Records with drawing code
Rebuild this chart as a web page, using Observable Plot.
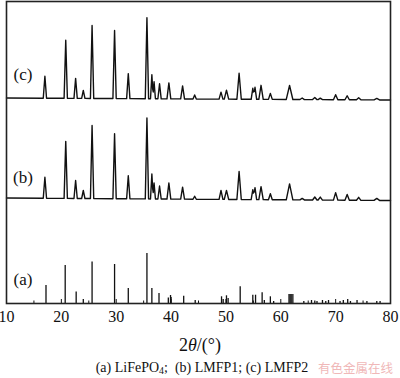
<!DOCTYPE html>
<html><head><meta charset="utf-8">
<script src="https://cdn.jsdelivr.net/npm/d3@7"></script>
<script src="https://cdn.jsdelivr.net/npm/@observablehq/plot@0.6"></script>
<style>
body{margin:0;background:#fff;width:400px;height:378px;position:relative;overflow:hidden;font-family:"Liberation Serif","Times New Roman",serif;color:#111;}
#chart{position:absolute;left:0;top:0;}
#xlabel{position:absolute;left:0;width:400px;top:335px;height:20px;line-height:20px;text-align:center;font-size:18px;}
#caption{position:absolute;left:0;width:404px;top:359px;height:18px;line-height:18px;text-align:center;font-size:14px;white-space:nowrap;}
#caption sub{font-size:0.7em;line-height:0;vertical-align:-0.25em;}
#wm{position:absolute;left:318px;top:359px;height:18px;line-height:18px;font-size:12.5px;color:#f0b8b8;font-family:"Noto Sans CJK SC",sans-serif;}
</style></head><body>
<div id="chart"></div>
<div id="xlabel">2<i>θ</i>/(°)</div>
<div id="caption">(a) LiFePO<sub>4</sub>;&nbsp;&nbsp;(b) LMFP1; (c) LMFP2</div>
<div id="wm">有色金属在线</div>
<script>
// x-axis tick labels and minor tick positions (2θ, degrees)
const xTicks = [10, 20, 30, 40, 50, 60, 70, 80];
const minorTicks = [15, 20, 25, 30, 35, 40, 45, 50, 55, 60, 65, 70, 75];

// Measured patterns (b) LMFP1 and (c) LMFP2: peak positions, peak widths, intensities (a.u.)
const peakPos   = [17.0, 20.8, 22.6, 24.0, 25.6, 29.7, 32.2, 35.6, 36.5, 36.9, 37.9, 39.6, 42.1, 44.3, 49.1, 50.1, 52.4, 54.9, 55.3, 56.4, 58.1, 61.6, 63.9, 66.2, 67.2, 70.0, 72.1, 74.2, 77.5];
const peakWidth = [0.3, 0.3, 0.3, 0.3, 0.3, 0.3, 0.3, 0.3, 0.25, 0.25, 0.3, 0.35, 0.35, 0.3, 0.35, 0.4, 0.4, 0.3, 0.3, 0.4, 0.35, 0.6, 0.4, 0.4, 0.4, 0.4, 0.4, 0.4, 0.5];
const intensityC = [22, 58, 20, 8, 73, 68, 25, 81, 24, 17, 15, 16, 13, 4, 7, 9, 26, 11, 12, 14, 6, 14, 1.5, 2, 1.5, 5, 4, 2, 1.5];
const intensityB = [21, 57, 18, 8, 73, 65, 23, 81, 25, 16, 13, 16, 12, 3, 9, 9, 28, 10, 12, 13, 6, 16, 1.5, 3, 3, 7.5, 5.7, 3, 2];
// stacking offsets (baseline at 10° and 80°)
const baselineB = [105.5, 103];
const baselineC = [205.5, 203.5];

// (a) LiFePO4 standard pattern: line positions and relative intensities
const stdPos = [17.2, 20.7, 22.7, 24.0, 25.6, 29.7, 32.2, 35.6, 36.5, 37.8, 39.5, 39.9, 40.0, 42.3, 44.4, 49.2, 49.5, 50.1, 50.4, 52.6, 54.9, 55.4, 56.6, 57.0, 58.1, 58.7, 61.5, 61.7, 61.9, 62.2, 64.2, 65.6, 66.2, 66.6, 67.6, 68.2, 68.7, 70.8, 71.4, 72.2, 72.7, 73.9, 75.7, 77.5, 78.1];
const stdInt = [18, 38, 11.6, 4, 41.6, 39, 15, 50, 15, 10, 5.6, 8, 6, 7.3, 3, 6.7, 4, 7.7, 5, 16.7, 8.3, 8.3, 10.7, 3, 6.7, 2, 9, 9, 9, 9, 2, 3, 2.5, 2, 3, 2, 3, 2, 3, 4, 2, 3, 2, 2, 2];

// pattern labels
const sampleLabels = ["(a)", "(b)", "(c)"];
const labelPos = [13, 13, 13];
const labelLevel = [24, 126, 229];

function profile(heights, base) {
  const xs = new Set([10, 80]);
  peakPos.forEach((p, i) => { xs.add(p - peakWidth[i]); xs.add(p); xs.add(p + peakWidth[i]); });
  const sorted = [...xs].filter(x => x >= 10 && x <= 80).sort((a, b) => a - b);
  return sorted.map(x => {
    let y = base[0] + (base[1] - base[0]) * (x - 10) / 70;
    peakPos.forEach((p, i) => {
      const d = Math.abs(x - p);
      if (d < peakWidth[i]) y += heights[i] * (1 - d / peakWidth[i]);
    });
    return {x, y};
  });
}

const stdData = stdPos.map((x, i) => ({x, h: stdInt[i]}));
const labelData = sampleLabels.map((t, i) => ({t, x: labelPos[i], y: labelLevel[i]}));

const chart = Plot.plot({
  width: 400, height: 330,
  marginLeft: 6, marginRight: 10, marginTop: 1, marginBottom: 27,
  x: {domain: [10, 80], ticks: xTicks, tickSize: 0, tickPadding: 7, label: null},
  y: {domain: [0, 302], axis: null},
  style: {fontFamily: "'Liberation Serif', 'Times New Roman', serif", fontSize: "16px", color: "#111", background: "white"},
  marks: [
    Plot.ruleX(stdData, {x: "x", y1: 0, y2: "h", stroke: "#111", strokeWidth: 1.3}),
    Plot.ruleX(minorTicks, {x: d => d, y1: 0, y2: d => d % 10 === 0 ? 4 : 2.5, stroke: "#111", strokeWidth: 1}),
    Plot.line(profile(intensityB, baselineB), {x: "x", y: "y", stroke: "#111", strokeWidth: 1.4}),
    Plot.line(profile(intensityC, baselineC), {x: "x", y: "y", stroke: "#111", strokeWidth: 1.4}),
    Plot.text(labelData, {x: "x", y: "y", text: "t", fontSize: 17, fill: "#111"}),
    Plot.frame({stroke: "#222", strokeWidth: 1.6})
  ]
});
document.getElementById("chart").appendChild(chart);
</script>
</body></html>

--

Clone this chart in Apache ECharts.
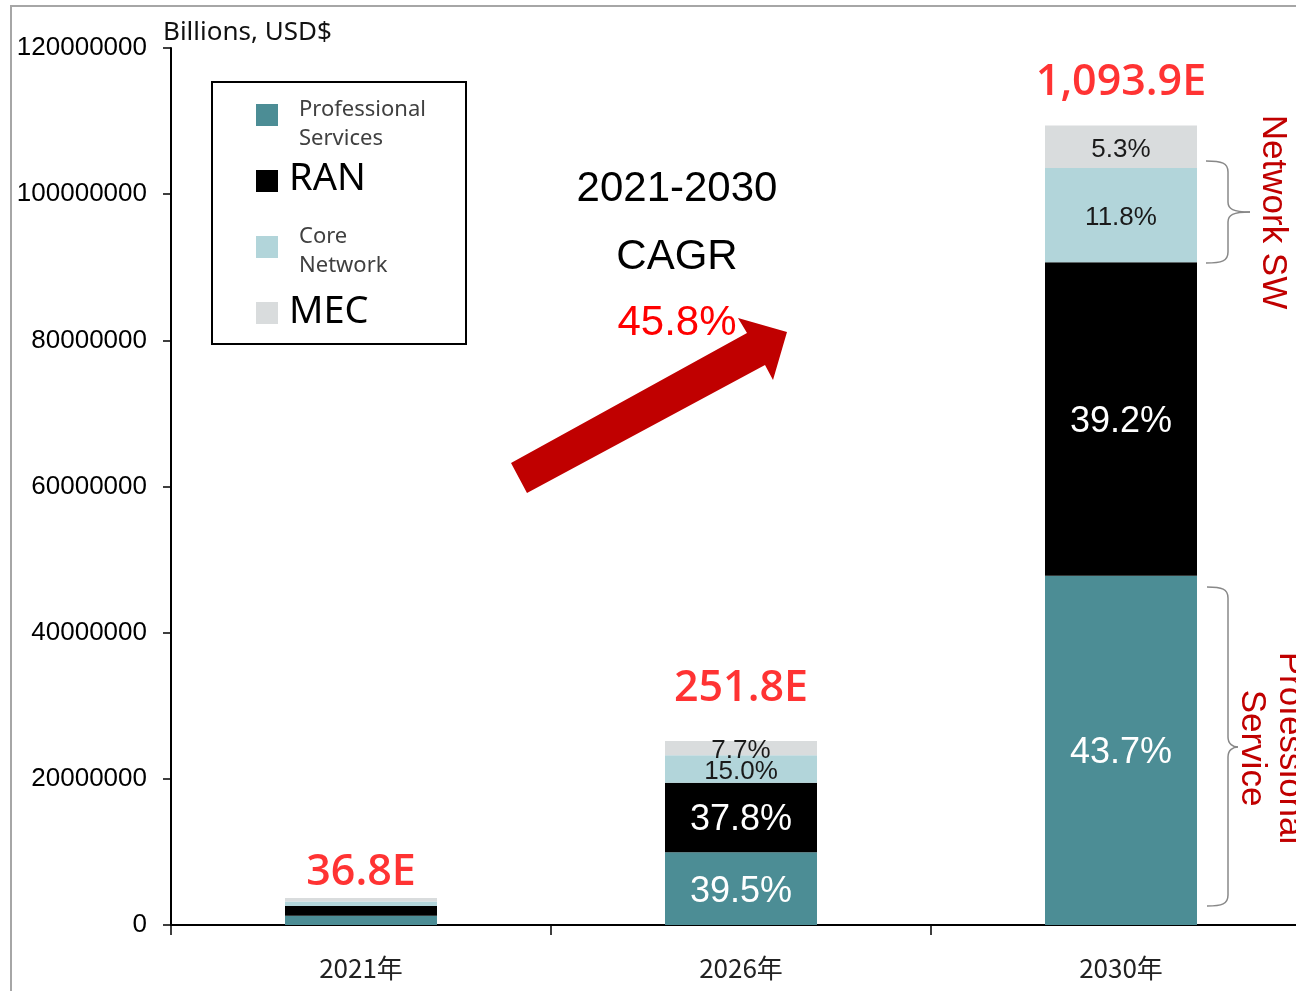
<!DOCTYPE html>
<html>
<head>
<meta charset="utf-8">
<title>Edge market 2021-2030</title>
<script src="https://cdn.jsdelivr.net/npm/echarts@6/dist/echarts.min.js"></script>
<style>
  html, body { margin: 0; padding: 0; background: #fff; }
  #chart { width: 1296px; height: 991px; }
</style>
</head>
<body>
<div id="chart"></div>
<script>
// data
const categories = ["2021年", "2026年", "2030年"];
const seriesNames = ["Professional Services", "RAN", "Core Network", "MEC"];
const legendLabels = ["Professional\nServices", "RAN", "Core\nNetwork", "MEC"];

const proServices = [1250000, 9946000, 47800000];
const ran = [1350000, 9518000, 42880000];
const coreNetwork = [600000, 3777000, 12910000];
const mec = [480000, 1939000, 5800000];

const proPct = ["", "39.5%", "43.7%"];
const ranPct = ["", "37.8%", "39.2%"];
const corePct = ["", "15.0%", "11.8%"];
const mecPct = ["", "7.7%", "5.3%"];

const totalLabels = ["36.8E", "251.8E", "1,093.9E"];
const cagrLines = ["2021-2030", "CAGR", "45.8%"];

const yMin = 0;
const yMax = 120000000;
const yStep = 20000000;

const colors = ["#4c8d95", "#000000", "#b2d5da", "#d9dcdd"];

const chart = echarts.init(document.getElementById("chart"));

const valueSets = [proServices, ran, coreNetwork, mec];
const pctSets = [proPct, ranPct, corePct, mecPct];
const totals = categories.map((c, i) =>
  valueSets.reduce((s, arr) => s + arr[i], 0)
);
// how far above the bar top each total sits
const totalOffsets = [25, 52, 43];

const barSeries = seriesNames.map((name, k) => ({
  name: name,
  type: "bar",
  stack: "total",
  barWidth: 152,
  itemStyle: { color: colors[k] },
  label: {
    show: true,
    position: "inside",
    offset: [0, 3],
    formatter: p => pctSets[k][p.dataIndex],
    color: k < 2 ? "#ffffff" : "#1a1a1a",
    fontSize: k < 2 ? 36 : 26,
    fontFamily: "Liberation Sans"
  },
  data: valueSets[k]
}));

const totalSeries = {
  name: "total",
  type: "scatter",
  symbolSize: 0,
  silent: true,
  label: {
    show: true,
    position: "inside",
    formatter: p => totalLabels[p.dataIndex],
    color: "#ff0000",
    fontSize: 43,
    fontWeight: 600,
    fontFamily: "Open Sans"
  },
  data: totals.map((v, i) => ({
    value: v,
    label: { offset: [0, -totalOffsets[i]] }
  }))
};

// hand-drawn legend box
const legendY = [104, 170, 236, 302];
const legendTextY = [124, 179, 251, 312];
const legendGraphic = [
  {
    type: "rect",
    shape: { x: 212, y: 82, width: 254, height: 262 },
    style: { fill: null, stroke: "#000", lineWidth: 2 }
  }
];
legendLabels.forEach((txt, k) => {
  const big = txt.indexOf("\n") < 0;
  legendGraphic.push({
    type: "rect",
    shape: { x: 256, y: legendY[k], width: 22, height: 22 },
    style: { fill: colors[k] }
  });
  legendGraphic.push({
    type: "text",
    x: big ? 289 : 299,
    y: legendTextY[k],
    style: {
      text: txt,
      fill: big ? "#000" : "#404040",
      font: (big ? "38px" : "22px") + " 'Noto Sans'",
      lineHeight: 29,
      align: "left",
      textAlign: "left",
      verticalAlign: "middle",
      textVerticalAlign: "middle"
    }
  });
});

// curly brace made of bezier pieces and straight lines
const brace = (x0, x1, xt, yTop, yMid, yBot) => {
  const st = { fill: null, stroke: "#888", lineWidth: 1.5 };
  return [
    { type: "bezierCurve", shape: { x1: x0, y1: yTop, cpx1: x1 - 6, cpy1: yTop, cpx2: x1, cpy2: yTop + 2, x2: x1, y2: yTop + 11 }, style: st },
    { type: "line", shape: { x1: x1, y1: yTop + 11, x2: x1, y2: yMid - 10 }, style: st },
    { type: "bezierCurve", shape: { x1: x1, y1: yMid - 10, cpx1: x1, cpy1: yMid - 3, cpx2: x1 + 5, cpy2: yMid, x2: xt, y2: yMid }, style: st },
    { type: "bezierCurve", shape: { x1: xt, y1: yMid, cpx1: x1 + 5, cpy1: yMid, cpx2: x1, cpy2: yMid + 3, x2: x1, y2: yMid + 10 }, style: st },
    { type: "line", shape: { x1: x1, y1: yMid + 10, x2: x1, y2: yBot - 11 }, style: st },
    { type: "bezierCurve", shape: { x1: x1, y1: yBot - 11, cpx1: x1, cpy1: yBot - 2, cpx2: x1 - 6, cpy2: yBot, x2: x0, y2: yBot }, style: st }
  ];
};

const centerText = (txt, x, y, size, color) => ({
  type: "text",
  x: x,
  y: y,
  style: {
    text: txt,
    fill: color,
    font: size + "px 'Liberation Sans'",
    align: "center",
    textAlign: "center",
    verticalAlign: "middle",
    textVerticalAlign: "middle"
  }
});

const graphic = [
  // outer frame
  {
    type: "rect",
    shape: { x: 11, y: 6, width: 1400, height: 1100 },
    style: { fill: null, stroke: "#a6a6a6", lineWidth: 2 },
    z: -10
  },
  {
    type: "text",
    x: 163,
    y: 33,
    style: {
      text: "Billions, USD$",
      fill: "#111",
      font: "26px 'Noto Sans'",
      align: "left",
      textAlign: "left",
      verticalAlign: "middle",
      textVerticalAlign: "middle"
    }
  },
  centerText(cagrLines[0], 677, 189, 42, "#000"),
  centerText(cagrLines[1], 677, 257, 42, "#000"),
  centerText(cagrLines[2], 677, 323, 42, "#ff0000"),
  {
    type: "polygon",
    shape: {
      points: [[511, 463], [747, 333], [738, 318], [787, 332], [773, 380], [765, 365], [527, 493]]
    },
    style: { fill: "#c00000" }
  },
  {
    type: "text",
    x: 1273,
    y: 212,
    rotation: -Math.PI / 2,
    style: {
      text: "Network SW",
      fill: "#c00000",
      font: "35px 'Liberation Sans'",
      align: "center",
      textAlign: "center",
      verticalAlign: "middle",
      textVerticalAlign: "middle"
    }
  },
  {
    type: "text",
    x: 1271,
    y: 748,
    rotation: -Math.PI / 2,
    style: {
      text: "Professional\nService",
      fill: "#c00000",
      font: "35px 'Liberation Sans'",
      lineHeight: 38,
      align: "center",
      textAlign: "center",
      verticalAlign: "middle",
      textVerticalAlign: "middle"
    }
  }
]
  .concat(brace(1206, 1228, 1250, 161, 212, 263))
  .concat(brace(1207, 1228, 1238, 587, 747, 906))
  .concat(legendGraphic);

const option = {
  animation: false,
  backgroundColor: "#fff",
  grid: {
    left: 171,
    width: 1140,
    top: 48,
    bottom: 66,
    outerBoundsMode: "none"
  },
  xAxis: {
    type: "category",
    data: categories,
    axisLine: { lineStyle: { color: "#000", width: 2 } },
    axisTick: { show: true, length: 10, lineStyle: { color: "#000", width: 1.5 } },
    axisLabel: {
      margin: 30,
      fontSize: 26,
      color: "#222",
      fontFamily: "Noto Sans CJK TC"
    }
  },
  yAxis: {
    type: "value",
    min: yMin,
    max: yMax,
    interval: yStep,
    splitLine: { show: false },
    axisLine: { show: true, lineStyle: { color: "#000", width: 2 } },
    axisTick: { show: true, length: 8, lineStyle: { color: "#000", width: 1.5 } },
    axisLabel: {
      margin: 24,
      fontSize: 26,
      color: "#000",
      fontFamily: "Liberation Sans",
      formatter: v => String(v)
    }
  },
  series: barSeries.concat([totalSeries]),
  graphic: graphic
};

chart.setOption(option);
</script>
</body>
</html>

* [Set task]: Print exactly what appears from the line holding "Clone this chart in Apache ECharts." down to the line holding "const yStep = 20000000;", both ends kept, leaving out the pictures.

* [Output for this task]:
Clone this chart in Apache ECharts.
<!DOCTYPE html>
<html>
<head>
<meta charset="utf-8">
<title>Edge market 2021-2030</title>
<script src="https://cdn.jsdelivr.net/npm/echarts@6/dist/echarts.min.js"></script>
<style>
  html, body { margin: 0; padding: 0; background: #fff; }
  #chart { width: 1296px; height: 991px; }
</style>
</head>
<body>
<div id="chart"></div>
<script>
// data
const categories = ["2021年", "2026年", "2030年"];
const seriesNames = ["Professional Services", "RAN", "Core Network", "MEC"];
const legendLabels = ["Professional\nServices", "RAN", "Core\nNetwork", "MEC"];

const proServices = [1250000, 9946000, 47800000];
const ran = [1350000, 9518000, 42880000];
const coreNetwork = [600000, 3777000, 12910000];
const mec = [480000, 1939000, 5800000];

const proPct = ["", "39.5%", "43.7%"];
const ranPct = ["", "37.8%", "39.2%"];
const corePct = ["", "15.0%", "11.8%"];
const mecPct = ["", "7.7%", "5.3%"];

const totalLabels = ["36.8E", "251.8E", "1,093.9E"];
const cagrLines = ["2021-2030", "CAGR", "45.8%"];

const yMin = 0;
const yMax = 120000000;
const yStep = 20000000;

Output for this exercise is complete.